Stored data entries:

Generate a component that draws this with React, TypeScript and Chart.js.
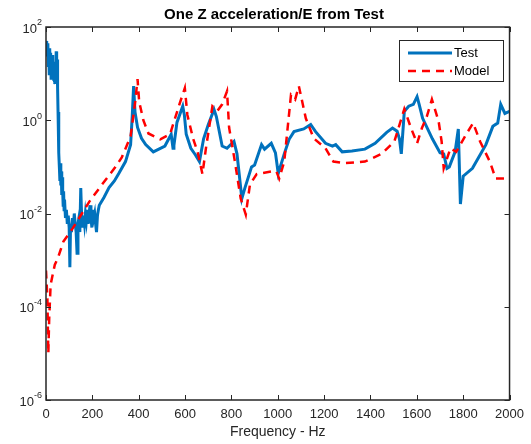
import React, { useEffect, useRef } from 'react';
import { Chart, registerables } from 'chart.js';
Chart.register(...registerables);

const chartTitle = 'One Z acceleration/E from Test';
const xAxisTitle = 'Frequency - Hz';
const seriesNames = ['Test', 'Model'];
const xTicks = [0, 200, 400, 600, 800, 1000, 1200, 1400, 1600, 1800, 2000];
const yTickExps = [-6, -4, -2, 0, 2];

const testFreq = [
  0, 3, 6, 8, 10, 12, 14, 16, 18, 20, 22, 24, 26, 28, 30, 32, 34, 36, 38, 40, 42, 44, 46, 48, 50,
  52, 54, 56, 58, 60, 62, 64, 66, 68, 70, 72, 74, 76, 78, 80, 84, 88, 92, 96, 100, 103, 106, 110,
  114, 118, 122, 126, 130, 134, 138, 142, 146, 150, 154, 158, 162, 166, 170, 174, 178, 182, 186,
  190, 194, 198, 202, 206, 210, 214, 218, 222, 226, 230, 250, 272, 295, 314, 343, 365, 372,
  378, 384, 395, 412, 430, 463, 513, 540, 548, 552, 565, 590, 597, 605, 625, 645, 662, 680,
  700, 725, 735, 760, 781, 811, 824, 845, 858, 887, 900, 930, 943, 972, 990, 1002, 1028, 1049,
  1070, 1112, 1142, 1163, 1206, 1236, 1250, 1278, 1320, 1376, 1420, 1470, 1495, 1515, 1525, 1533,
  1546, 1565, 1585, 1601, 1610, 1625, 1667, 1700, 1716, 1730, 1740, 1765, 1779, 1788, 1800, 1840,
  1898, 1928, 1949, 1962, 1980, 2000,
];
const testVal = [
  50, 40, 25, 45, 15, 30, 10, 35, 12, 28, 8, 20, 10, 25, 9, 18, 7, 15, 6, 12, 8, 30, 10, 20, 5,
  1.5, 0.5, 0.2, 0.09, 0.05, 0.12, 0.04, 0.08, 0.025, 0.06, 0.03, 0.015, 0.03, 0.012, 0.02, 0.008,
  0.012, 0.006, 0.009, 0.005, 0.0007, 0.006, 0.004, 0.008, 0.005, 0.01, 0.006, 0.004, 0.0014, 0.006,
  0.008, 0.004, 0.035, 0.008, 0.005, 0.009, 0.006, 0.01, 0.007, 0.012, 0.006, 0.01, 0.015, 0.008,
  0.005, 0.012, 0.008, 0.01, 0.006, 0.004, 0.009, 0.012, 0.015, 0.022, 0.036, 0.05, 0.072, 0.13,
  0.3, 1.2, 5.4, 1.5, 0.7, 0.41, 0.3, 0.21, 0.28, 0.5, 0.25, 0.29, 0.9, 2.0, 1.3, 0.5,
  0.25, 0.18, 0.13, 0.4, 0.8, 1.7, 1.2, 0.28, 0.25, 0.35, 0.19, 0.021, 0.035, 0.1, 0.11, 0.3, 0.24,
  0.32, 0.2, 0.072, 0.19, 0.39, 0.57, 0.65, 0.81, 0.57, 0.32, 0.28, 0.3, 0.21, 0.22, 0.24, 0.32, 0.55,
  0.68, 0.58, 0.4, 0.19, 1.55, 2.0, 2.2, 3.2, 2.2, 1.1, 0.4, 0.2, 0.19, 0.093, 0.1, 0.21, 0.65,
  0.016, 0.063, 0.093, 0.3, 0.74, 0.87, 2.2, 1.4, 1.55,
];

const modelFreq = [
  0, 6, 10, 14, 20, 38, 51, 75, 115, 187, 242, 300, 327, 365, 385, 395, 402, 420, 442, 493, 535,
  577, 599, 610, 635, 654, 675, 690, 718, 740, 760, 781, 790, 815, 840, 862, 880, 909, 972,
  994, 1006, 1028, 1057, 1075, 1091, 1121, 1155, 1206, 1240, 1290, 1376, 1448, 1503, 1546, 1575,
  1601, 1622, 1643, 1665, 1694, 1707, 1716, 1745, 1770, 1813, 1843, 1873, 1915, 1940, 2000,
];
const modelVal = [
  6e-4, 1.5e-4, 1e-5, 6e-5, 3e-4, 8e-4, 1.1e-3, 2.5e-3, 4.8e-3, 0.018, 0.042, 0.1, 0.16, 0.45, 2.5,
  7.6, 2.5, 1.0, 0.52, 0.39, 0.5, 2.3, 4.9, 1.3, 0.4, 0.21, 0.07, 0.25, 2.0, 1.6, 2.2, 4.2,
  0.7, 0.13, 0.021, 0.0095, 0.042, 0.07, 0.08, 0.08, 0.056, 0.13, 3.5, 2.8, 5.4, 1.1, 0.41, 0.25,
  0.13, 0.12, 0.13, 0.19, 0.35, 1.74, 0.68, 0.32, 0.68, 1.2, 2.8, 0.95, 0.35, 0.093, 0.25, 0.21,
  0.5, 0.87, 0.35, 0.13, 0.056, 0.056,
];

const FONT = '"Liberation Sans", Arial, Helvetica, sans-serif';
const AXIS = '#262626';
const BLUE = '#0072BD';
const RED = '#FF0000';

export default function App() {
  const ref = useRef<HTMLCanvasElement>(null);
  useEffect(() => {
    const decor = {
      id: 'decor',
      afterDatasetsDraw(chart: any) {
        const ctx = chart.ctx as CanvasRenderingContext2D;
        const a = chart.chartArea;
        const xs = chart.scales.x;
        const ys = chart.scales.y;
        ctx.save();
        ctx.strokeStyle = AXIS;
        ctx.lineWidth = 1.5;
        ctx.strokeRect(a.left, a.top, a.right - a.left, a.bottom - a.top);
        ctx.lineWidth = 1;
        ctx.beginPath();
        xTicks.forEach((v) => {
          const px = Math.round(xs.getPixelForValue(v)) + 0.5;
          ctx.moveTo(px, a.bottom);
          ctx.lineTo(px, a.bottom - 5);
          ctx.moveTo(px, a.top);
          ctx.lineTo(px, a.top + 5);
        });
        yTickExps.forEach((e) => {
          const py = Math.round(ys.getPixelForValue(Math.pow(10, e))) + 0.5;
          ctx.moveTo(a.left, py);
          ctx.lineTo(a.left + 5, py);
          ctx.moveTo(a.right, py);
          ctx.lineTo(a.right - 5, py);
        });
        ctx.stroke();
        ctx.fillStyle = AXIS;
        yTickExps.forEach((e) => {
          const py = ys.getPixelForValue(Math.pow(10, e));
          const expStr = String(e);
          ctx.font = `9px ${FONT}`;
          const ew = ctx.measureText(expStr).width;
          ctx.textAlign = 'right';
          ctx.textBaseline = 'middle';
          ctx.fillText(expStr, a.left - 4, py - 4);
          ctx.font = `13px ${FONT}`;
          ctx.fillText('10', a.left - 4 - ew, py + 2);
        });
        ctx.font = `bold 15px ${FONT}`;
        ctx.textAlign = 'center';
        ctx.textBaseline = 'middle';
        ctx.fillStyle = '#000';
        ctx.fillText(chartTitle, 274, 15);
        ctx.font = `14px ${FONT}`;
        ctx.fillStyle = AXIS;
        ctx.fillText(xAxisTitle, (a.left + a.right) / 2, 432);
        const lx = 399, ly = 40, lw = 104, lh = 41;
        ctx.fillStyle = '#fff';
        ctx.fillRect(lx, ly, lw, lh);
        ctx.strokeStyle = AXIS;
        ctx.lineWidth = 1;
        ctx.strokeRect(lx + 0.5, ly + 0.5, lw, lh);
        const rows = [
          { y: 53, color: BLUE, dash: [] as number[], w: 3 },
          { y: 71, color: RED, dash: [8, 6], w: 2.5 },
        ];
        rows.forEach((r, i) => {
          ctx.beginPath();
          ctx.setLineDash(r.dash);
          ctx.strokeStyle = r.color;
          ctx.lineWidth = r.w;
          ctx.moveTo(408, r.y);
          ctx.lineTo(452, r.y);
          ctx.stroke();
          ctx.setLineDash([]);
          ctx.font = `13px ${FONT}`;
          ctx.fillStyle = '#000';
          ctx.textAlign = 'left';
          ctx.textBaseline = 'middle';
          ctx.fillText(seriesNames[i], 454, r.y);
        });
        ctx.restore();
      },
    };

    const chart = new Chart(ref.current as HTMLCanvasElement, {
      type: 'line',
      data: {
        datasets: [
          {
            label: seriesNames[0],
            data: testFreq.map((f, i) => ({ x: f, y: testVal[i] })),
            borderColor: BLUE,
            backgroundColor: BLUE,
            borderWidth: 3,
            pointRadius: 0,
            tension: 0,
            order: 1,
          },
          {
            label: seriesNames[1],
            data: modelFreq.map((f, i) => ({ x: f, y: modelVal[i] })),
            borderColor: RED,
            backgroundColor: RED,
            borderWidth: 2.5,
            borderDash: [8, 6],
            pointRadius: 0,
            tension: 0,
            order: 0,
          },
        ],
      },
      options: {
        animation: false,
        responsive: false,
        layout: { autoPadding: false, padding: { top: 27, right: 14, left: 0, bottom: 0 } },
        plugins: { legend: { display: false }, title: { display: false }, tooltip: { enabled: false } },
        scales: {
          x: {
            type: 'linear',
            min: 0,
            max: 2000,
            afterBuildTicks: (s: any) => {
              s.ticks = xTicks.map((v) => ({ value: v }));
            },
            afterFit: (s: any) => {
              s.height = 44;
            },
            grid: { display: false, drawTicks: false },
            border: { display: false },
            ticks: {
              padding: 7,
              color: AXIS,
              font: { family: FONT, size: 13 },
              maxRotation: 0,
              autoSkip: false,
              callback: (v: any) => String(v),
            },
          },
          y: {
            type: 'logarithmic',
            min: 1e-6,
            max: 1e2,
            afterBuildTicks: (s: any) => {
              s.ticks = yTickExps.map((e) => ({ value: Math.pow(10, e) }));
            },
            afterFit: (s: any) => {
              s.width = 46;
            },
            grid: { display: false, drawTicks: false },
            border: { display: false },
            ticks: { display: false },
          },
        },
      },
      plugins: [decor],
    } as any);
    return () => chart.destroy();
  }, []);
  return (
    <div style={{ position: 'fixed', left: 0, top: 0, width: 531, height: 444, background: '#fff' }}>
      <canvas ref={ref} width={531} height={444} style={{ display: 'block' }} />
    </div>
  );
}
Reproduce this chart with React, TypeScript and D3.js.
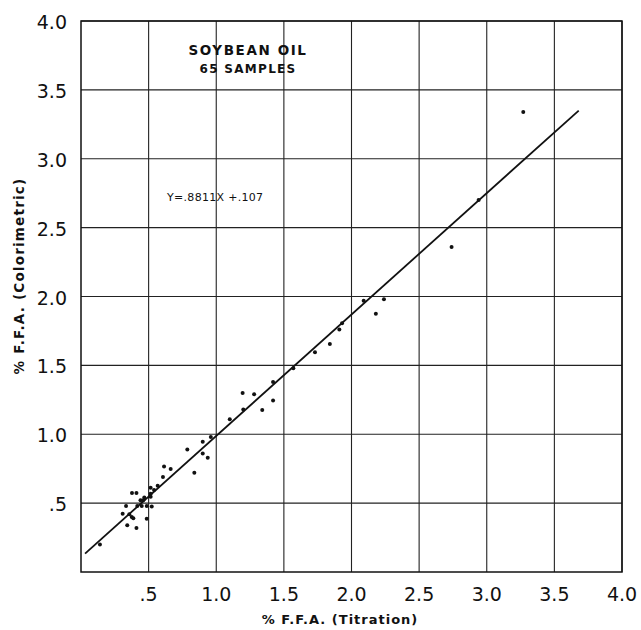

-- TASK INSTRUCTIONS --
Return, please, the exact lines from the beginning of the entries above through the line containing "Chart.register(...registerables);", both included; pictures are left out.

-- WRITTEN ANSWER --
Generate a component that draws this with React, TypeScript and Chart.js.
import React, { useEffect, useRef } from 'react';
import { Chart, registerables } from 'chart.js';
Chart.register(...registerables);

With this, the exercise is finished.